If you've gotten this far, you might be noticing some differences in design philosophy.

Ascii is great for humans to read but terrible for computers. Since archives are read by computers, not humans, ascii is not a great choice for a format designed to be read by computers and not humans.
Padding is extra bytes. Sure, that overhead tends to get squashed after compressing an archive, but it requires more memory to create the extra zeroes and more memory to extract them. Better to avoid padding altogether.
Using offsets would always have lead to embarrassingly shortsighted limitations such as the filename length limitation that has plagued Tar from day one. Variable length fields are easily handled by storing their length first.
By using a flag to tell the archiver what kind of file is being stored, the archiver can expect different metadata fields for different filetypes, again saving on space in the file header.

On compression

The author performed some very non-scientific testing of various archive formats and settled on zstd as being so superior as to make all other common compression schemes irrelevant for general usage. Gzip and Bzip2 have woefully lower compression ratios and terrible performance. The xz compression algorithm offers much better compression at the cost of poor performance. Zstd offers compression ratios on par with xz with performance that is higher than all three major competitors. Zstd now comes pre-installed on virtually every Linux system and is easily installed on BSD and other Unix-like systems. It is the new standard.

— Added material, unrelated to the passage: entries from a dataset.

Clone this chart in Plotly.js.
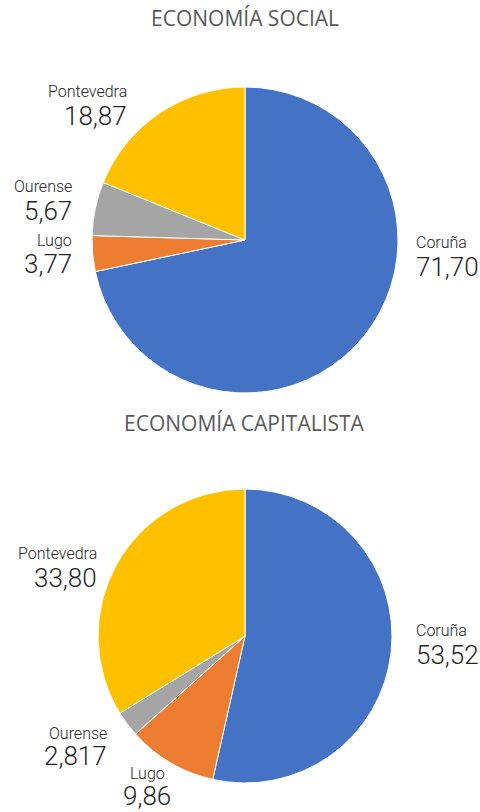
<!DOCTYPE html>
<html><head><meta charset="utf-8">
<script src="https://cdn.plot.ly/plotly-3.0.1.min.js"></script>
<style>html,body{margin:0;padding:0;background:#fff}#chart{width:480px;height:812px}</style>
</head><body><div id="chart"></div>
<script>
const categories = ["Coruña", "Lugo", "Ourense", "Pontevedra"];
const socialValues = [71.70, 3.77, 5.67, 18.87];
const socialText = ["71,70", "3,77", "5,67", "18,87"];
const capitalValues = [53.52, 9.86, 2.817, 33.80];
const capitalText = ["53,52", "9,86", "2,817", "33,80"];
const titles = ["ECONOMÍA SOCIAL", "ECONOMÍA CAPITALISTA"];
const colors = ["#4472C4", "#ED7D31", "#A5A5A5", "#FFC000"];

const W = 480, H = 812;
const px = x => x / W, py = y => 1 - y / H;

function pieTrace(values, dom) {
  return {
    type: "pie", labels: categories, values: values, sort: false,
    direction: "clockwise", rotation: 0, textinfo: "none", hoverinfo: "label+value",
    marker: {colors: colors, line: {color: "#ffffff", width: 1}},
    domain: dom, showlegend: false
  };
}

const traces = [
  pieTrace(socialValues, {x: [px(92), px(398)], y: [py(393), py(87)]}),
  pieTrace(capitalValues, {x: [px(98), px(392)], y: [py(783), py(489)]})
];

// label layout positions: [x, yName, yValue, xanchor]
const socialPos = [[414, 243, 267, "left"], [74, 240, 264, "right"], [74, 186, 211, "right"], [129, 92, 116, "right"]];
const capitalPos = [[414, 630, 655, "left"], [147, 773, 796, "center"], [109, 733, 756, "right"], [99, 553, 578, "right"]];

const font = "Roboto, sans-serif";
const annotations = [];
function addLabels(texts, pos) {
  categories.forEach((c, i) => {
    const p = pos[i];
    annotations.push({xref: "paper", yref: "paper", x: px(p[0]), y: py(p[1]), xanchor: p[3], yanchor: "middle",
      text: c, showarrow: false, font: {family: font, size: 16, weight: 300, color: "#262626"}});
    annotations.push({xref: "paper", yref: "paper", x: px(p[0]), y: py(p[2]), xanchor: p[3], yanchor: "middle",
      text: texts[i], showarrow: false, font: {family: font, size: 26, weight: 300, color: "#262626"}});
  });
}
addLabels(socialText, socialPos);
addLabels(capitalText, capitalPos);
[[titles[0], 18], [titles[1], 423]].forEach(t => annotations.push({
  xref: "paper", yref: "paper", x: px(245), y: py(t[1]), xanchor: "center", yanchor: "middle",
  text: t[0], showarrow: false, font: {family: "Open Sans, sans-serif", size: 21, color: "#595959"}
}));

Plotly.newPlot("chart", traces, {
  width: W, height: H, margin: {l: 0, r: 0, t: 0, b: 0},
  paper_bgcolor: "#ffffff", annotations: annotations
}, {displayModeBar: false, staticPlot: true});
</script></body></html>
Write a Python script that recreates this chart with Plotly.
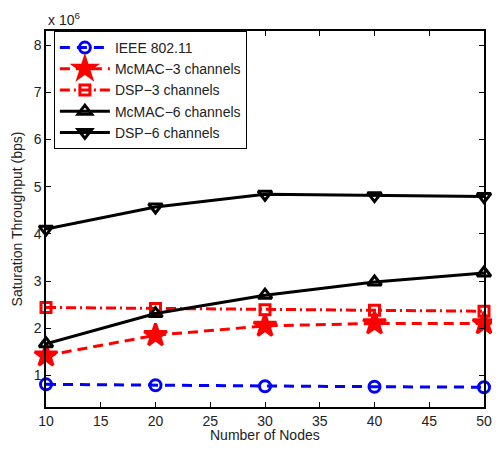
import plotly.graph_objects as go

nodes = [10, 20, 30, 40, 50]
ieee = [0.81, 0.79, 0.77, 0.76, 0.75]
mcmac3 = [1.42, 1.85, 2.05, 2.10, 2.10]
dsp3 = [2.44, 2.42, 2.39, 2.38, 2.36]
mcmac6 = [1.67, 2.31, 2.70, 2.98, 3.17]
dsp6 = [4.10, 4.57, 4.84, 4.81, 4.79]

x_ticks = [10, 15, 20, 25, 30, 35, 40, 45, 50]
y_ticks = [1, 2, 3, 4, 5, 6, 7, 8]

series = [
    ("IEEE 802.11", ieee, "blue", "10px,7px", "circle-open", 11),
    ("McMAC\u22123 channels", mcmac3, "red", "10px,6px", "star", 17),
    ("DSP\u22123 channels", dsp3, "red", "10px,4px,2px,4px", "square-open", 10),
    ("McMAC\u22126 channels", mcmac6, "black", "solid", "triangle-up-open", 12),
    ("DSP\u22126 channels", dsp6, "black", "solid", "triangle-down-open", 12),
]

fig = go.Figure()
for name, vals, col, dash, sym, sz in series:
    fig.add_trace(go.Scatter(
        x=nodes, y=vals, name=name, mode="lines+markers",
        line=dict(color=col, width=3, dash=dash),
        marker=dict(symbol=sym, size=sz, color=col, line=dict(color=col, width=3)),
        cliponaxis=False,
    ))

txt = "#222"
font = dict(family="Liberation Sans, Arial, sans-serif", size=14, color=txt)
# The page body has an 8px margin, so the figure is sized to fit the 500x449 window.
fig.update_layout(
    width=484, height=433,
    margin=dict(l=38, r=0, t=23, b=34),
    paper_bgcolor="white", plot_bgcolor="white",
    font=font,
    showlegend=True,
    legend=dict(x=0.018, y=1.0, xanchor="left", yanchor="top",
                bordercolor="black", borderwidth=1, bgcolor="white",
                font=dict(size=14, color=txt), tracegroupgap=0,
                itemwidth=50),
    xaxis=dict(range=[10, 50], tickvals=x_ticks, ticks="inside", ticklen=5,
               tickcolor="black", ticklabeloverflow="allow",
               showline=True, linecolor="black", linewidth=1.5, mirror="allticks",
               showgrid=False, zeroline=False),
    yaxis=dict(range=[0.33, 8.3], tickvals=y_ticks, ticks="inside", ticklen=5,
               tickcolor="black",
               showline=True, linecolor="black", linewidth=1.5, mirror="allticks",
               showgrid=False, zeroline=False,
               title=dict(text="Saturation Throughput (bps)", standoff=8, font=dict(size=14))),
    annotations=[
        dict(text="x 10<sup>6</sup>", xref="paper", yref="paper",
             x=0.0, y=1.0, xanchor="left", yanchor="bottom",
             showarrow=False, font=dict(size=14, color=txt), yshift=1),
        dict(text="Number of Nodes", xref="paper", yref="paper",
             x=0.5, y=0.0, xanchor="center", yanchor="middle", borderpad=0,
             showarrow=False, font=dict(size=14, color=txt), yshift=-28),
    ],
)

fig.write_html("out.html", config={"displayModeBar": False})
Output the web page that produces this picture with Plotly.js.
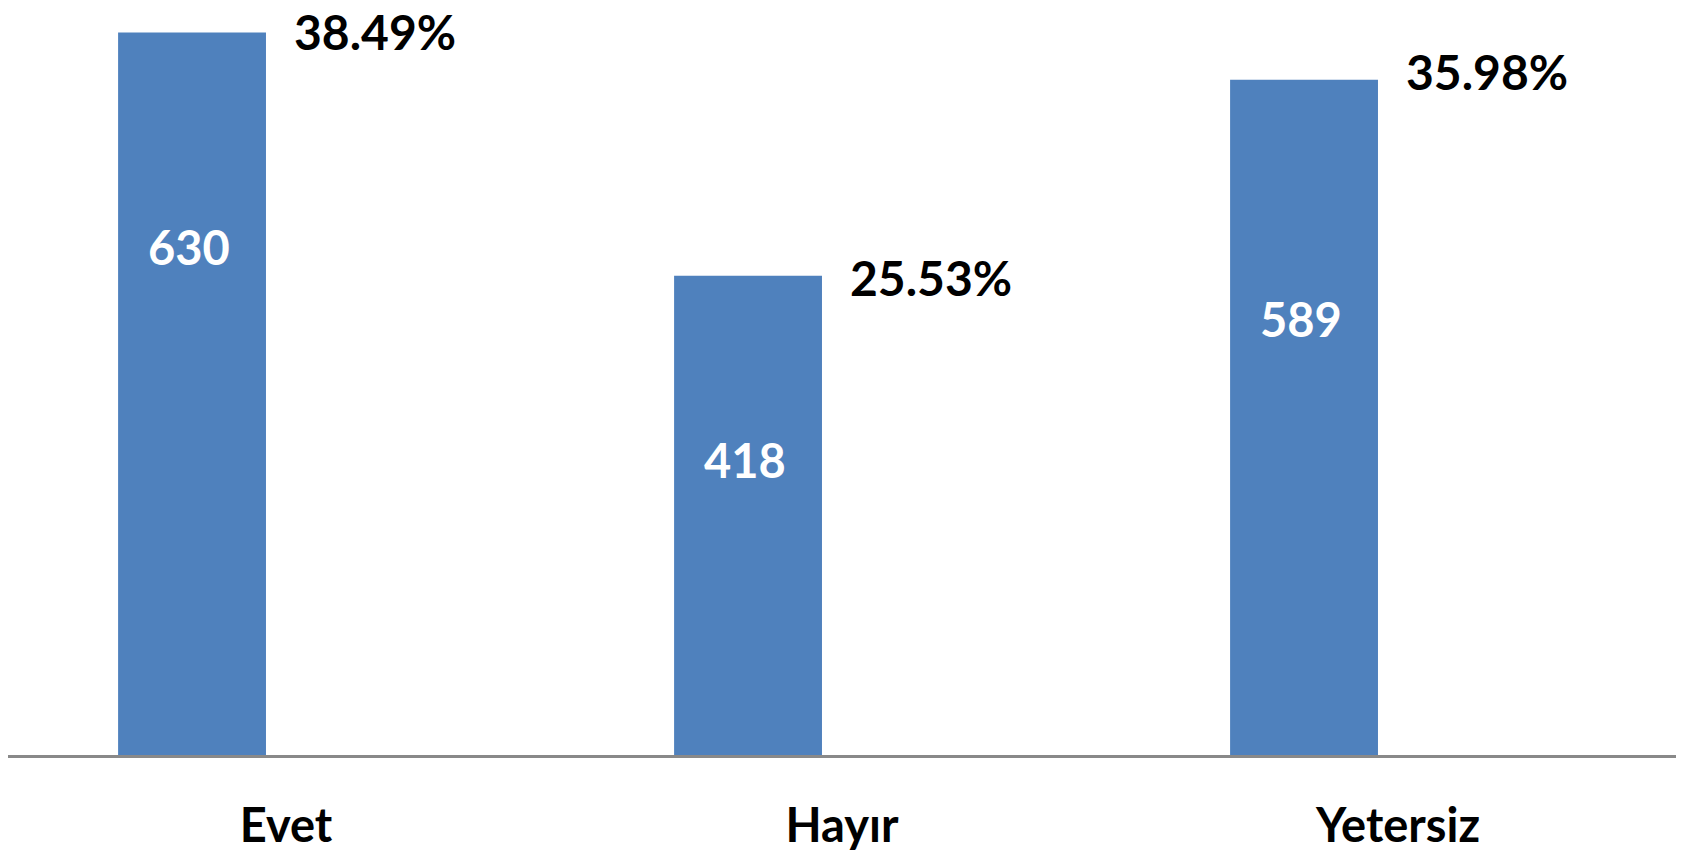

Other compression schemes could have been implemented into the library code, but that would add to the maintenance burden while not adding significantly useful functionality. You need to be able to open gzip compressed Tar archives because there are literally millions of them out there. Not so for a greenfield project such as Haggis. Better to encourage the use of one good compression format and discourage the continued use of legacy software.

If you absolutely must compress a haggis archive using gzip or bzip2, you can do so manually, or pipe output from one program to another. The haggis reference binary does not provide this functionality. Don't ask.

Contributing

Contributions are always welcome. Please run cargo fmt and cargo clippy and fix any issues before sending pull requests on Codeberg or patches via git send-email.

In addition to contributing to the Rust implementation here, it would be welcome to see Haggis implemented in other languages.

Roadmap

Create and extract archives
List archive nodes
Override user/group when creating archives
Override user/group when extracting archives
Automatically detect zstd compressed archives
Add path to error message when passing between threads
Add ability to write archives to stdout
Add ability to read archives from stdin
Add option to display total size to archive listings
Optionally display sizes in human readable form